> [Data section]:
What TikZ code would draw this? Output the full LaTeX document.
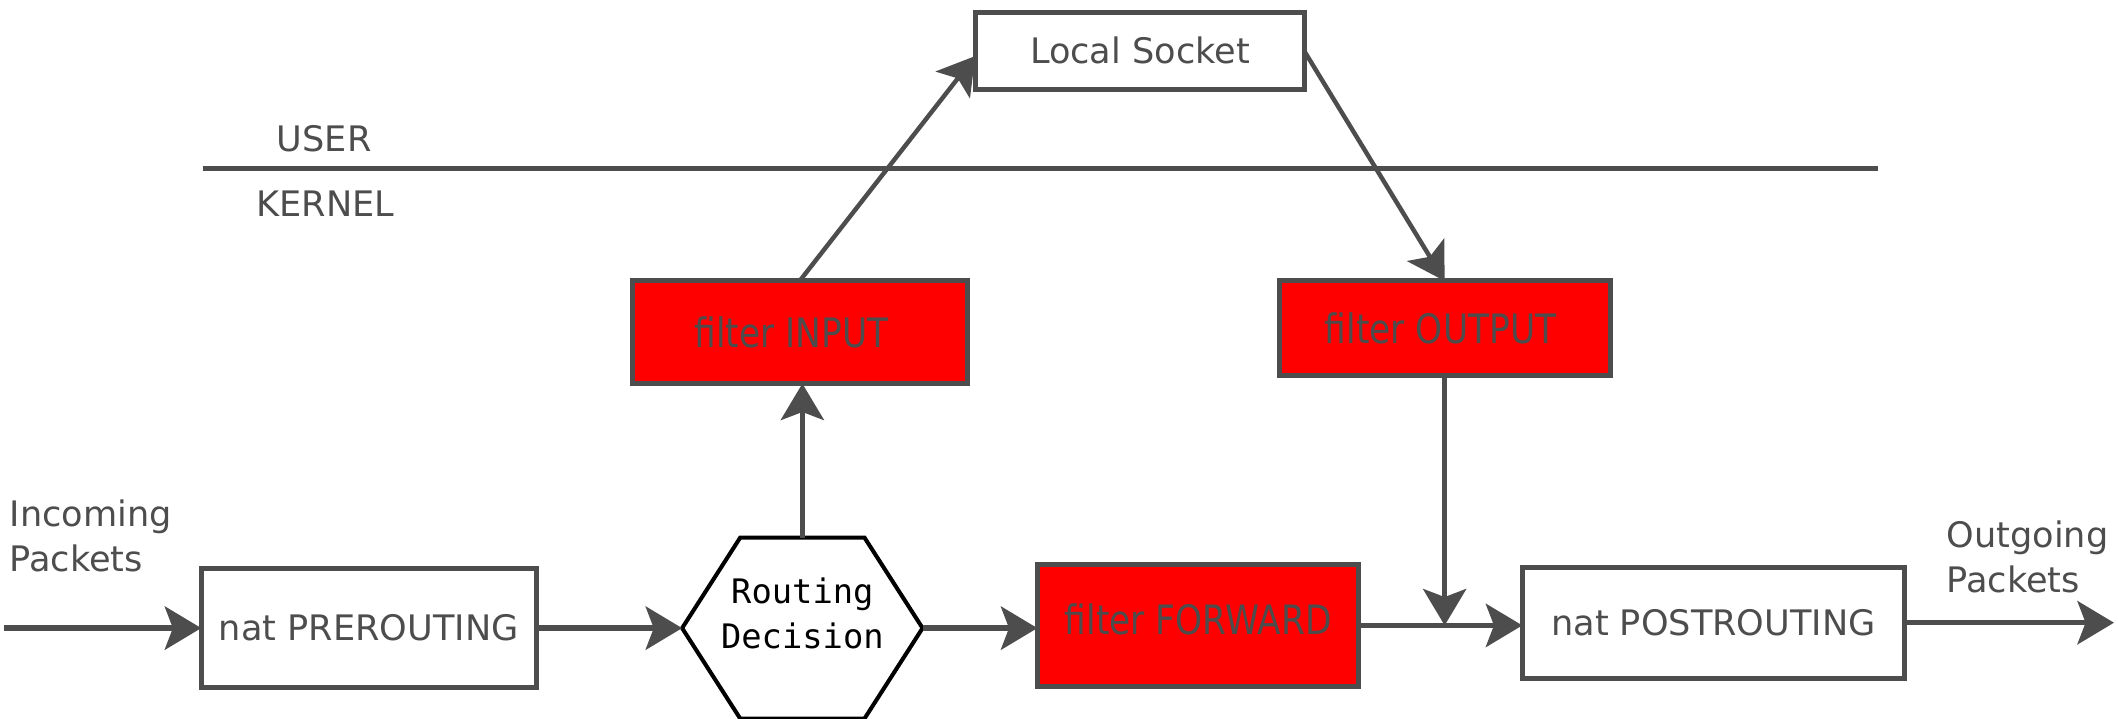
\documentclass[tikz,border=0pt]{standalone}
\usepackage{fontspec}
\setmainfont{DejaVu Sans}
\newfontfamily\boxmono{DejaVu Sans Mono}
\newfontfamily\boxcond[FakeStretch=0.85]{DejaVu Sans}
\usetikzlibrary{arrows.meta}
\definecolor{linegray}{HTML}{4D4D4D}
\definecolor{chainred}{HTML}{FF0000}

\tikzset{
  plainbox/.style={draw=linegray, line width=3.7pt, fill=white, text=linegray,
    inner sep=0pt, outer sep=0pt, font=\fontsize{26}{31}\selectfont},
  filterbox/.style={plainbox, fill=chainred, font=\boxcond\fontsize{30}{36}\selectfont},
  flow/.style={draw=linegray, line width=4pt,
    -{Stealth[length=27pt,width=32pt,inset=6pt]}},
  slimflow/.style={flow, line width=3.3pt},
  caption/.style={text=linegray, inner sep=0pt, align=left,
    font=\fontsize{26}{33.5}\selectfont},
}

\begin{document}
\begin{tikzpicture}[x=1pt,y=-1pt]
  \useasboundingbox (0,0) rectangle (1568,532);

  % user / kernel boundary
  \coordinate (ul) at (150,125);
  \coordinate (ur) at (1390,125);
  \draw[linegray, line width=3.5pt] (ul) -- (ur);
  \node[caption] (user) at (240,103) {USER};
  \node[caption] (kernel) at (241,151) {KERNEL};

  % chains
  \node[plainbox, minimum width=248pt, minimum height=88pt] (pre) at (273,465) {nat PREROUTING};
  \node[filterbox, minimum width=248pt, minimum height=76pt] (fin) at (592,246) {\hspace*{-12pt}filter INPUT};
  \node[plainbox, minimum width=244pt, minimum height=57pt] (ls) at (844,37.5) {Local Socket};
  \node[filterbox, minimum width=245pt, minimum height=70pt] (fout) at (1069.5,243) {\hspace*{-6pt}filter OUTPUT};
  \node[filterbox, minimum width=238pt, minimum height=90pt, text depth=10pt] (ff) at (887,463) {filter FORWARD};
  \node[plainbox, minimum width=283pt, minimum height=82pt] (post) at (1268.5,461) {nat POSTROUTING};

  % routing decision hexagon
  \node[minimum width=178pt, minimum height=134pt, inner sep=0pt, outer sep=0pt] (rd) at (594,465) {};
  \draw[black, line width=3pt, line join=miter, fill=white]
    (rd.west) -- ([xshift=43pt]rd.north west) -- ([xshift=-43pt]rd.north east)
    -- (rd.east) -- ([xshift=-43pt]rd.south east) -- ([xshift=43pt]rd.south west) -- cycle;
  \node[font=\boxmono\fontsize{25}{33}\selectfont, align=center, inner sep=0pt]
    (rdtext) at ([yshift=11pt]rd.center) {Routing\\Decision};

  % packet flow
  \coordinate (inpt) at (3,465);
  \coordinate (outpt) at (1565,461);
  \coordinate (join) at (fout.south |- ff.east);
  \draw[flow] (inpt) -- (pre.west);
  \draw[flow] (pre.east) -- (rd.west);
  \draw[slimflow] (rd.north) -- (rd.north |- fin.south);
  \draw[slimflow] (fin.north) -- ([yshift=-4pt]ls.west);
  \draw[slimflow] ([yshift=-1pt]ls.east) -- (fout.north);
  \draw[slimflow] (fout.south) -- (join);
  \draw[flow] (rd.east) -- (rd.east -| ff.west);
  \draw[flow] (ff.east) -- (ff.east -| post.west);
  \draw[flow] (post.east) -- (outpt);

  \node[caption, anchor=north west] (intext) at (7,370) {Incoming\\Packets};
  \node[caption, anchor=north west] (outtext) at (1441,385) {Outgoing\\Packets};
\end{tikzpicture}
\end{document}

> [Exercise directions]: Transcribe the listing in full and omit the pictures.

> [Response]:
What TikZ code would draw this? Output the full LaTeX document.
\documentclass[tikz,border=0pt]{standalone}
\usepackage{fontspec}
\setmainfont{DejaVu Sans}
\newfontfamily\boxmono{DejaVu Sans Mono}
\newfontfamily\boxcond[FakeStretch=0.85]{DejaVu Sans}
\usetikzlibrary{arrows.meta}
\definecolor{linegray}{HTML}{4D4D4D}
\definecolor{chainred}{HTML}{FF0000}

\tikzset{
  plainbox/.style={draw=linegray, line width=3.7pt, fill=white, text=linegray,
    inner sep=0pt, outer sep=0pt, font=\fontsize{26}{31}\selectfont},
  filterbox/.style={plainbox, fill=chainred, font=\boxcond\fontsize{30}{36}\selectfont},
  flow/.style={draw=linegray, line width=4pt,
    -{Stealth[length=27pt,width=32pt,inset=6pt]}},
  slimflow/.style={flow, line width=3.3pt},
  caption/.style={text=linegray, inner sep=0pt, align=left,
    font=\fontsize{26}{33.5}\selectfont},
}

\begin{document}
\begin{tikzpicture}[x=1pt,y=-1pt]
  \useasboundingbox (0,0) rectangle (1568,532);

  % user / kernel boundary
  \coordinate (ul) at (150,125);
  \coordinate (ur) at (1390,125);
  \draw[linegray, line width=3.5pt] (ul) -- (ur);
  \node[caption] (user) at (240,103) {USER};
  \node[caption] (kernel) at (241,151) {KERNEL};

  % chains
  \node[plainbox, minimum width=248pt, minimum height=88pt] (pre) at (273,465) {nat PREROUTING};
  \node[filterbox, minimum width=248pt, minimum height=76pt] (fin) at (592,246) {\hspace*{-12pt}filter INPUT};
  \node[plainbox, minimum width=244pt, minimum height=57pt] (ls) at (844,37.5) {Local Socket};
  \node[filterbox, minimum width=245pt, minimum height=70pt] (fout) at (1069.5,243) {\hspace*{-6pt}filter OUTPUT};
  \node[filterbox, minimum width=238pt, minimum height=90pt, text depth=10pt] (ff) at (887,463) {filter FORWARD};
  \node[plainbox, minimum width=283pt, minimum height=82pt] (post) at (1268.5,461) {nat POSTROUTING};

  % routing decision hexagon
  \node[minimum width=178pt, minimum height=134pt, inner sep=0pt, outer sep=0pt] (rd) at (594,465) {};
  \draw[black, line width=3pt, line join=miter, fill=white]
    (rd.west) -- ([xshift=43pt]rd.north west) -- ([xshift=-43pt]rd.north east)
    -- (rd.east) -- ([xshift=-43pt]rd.south east) -- ([xshift=43pt]rd.south west) -- cycle;
  \node[font=\boxmono\fontsize{25}{33}\selectfont, align=center, inner sep=0pt]
    (rdtext) at ([yshift=11pt]rd.center) {Routing\\Decision};

  % packet flow
  \coordinate (inpt) at (3,465);
  \coordinate (outpt) at (1565,461);
  \coordinate (join) at (fout.south |- ff.east);
  \draw[flow] (inpt) -- (pre.west);
  \draw[flow] (pre.east) -- (rd.west);
  \draw[slimflow] (rd.north) -- (rd.north |- fin.south);
  \draw[slimflow] (fin.north) -- ([yshift=-4pt]ls.west);
  \draw[slimflow] ([yshift=-1pt]ls.east) -- (fout.north);
  \draw[slimflow] (fout.south) -- (join);
  \draw[flow] (rd.east) -- (rd.east -| ff.west);
  \draw[flow] (ff.east) -- (ff.east -| post.west);
  \draw[flow] (post.east) -- (outpt);

  \node[caption, anchor=north west] (intext) at (7,370) {Incoming\\Packets};
  \node[caption, anchor=north west] (outtext) at (1441,385) {Outgoing\\Packets};
\end{tikzpicture}
\end{document}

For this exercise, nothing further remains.